L’esistenza della persona, colta a partire dall’esperienza vissuta, è l’ambito in cui la morale di Wojtyla incontra la verità intima della persona, in cui lei stessa ha da riconoscersi, in quanto essere creato ad immagine e somiglianza di Dio. L’uomo ha a disposizione un’esistenza e un amore e deve farne un insieme che abbia senso. La persona è scaturita dall’amore trinitario ed umano. Per raggiungere l’amore deve percorrere, pur tra le difficoltà, le vie dell’amore vero. Le linee in cui si può inglobare la presentazione del plesso persona-amore in Wojtyła e quindi in ultimo gli interessi fondanti della sua morale sono quattro: 1. L’amore è ciò che fa nascere non in senso solo fisico; 2. L’amore è una sfida che Dio fa all’uomo, affinché l’uomo sfidi il destino; 3. L’amore è il peso specifico dell’uomo; 4. Il vero amore implica un rapporto con Dio e con l’eterno. In altri termini, possiamo affermare che nati dall’Amore, su sentieri d’amore, raggiungiamo il fine ultimo che è l’Amore. Ciò si può compiere, con un’unica speranza, se riusciamo a guardare oltre noi stessi, se riusciamo a vedere il vero volto dell’altra persona e riusciamo  ad ascoltare i segnali di un Amore che ci trascende.

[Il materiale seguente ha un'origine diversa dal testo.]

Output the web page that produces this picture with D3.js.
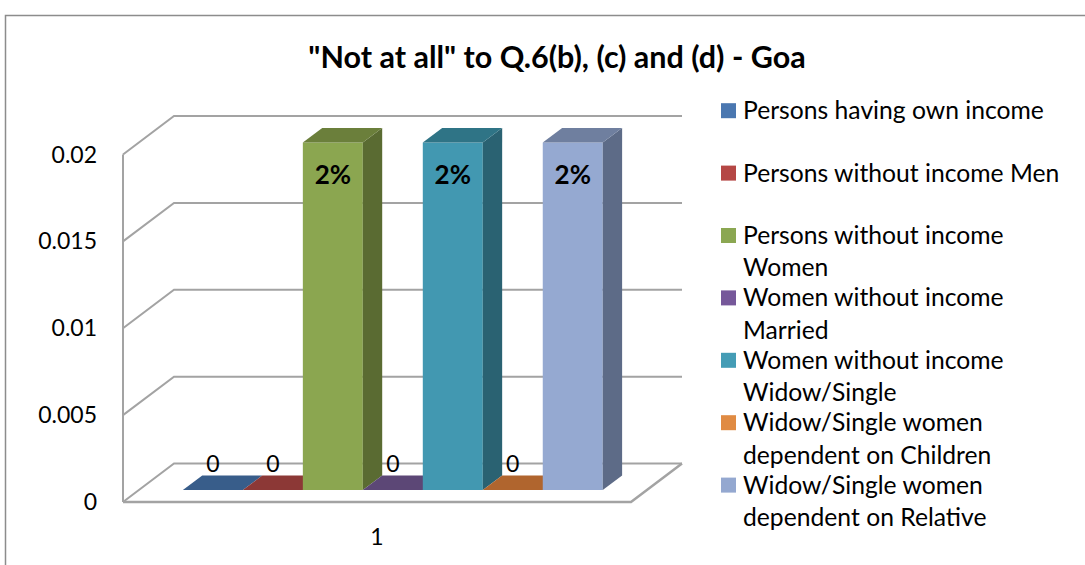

A questo atteggiamento interiore noi non siamo costretti, ma invitati. Ecco perché a ragione Tadeus Styczeń definisce il suo maestro Wojtyła come il filosofo della libertà al servizio dell’amore. Nulla può avvenire nell’ottica di Wojtyła per mero automatismo o induzione esterna, ma è la persona che nella sua coscienza morale deve muoversi nell’ottica della pienezza dell’amore.
Tale mi sembra il nucleo fondamentale dell’insegnamento morale di Karol Wojtyła che si può sintetizzare in ciò che Giovanni Reale ha chiamato “Metafisica dell’Amore”, che certamente non esclude anzi va di pari passo con la sua “Metafisica della persona”. Afferma Wojtyła in Amore e Responsabilità: «la persona è un essere tale che il rapporto proprio, pienamente valido con essa è l’amore». Se non ami non vedi l’uomo, vi è, dunque, una sorta di dovere intrinseco ad amare la persona, un dovere che ci rende immediatamente responsabili gli uni degli altri. Ciò sarà ulteriormente sviluppato e diventerà anche magistero della Chiesa, ad esempio, nelle catechesi ed insegnamenti sulla teologia del corpo e in un discorso sul alcuni punti fondamentali della morale cristiana, espressi nell’enciclica Veritatis Splendor (1993), ma trova proprio qui il suo laboratorio d’esordio che ha saputo cogliere in una sola unità il vero, il bene e il bello dell’alta esperienza dell’amore.  
 
*le citazioni non ulteriormente specificate sono tratte dal volume: K. Wojtyła, La Bottega dell’Orefice, Libreria editrice Vaticana, Città del Vaticano 2000.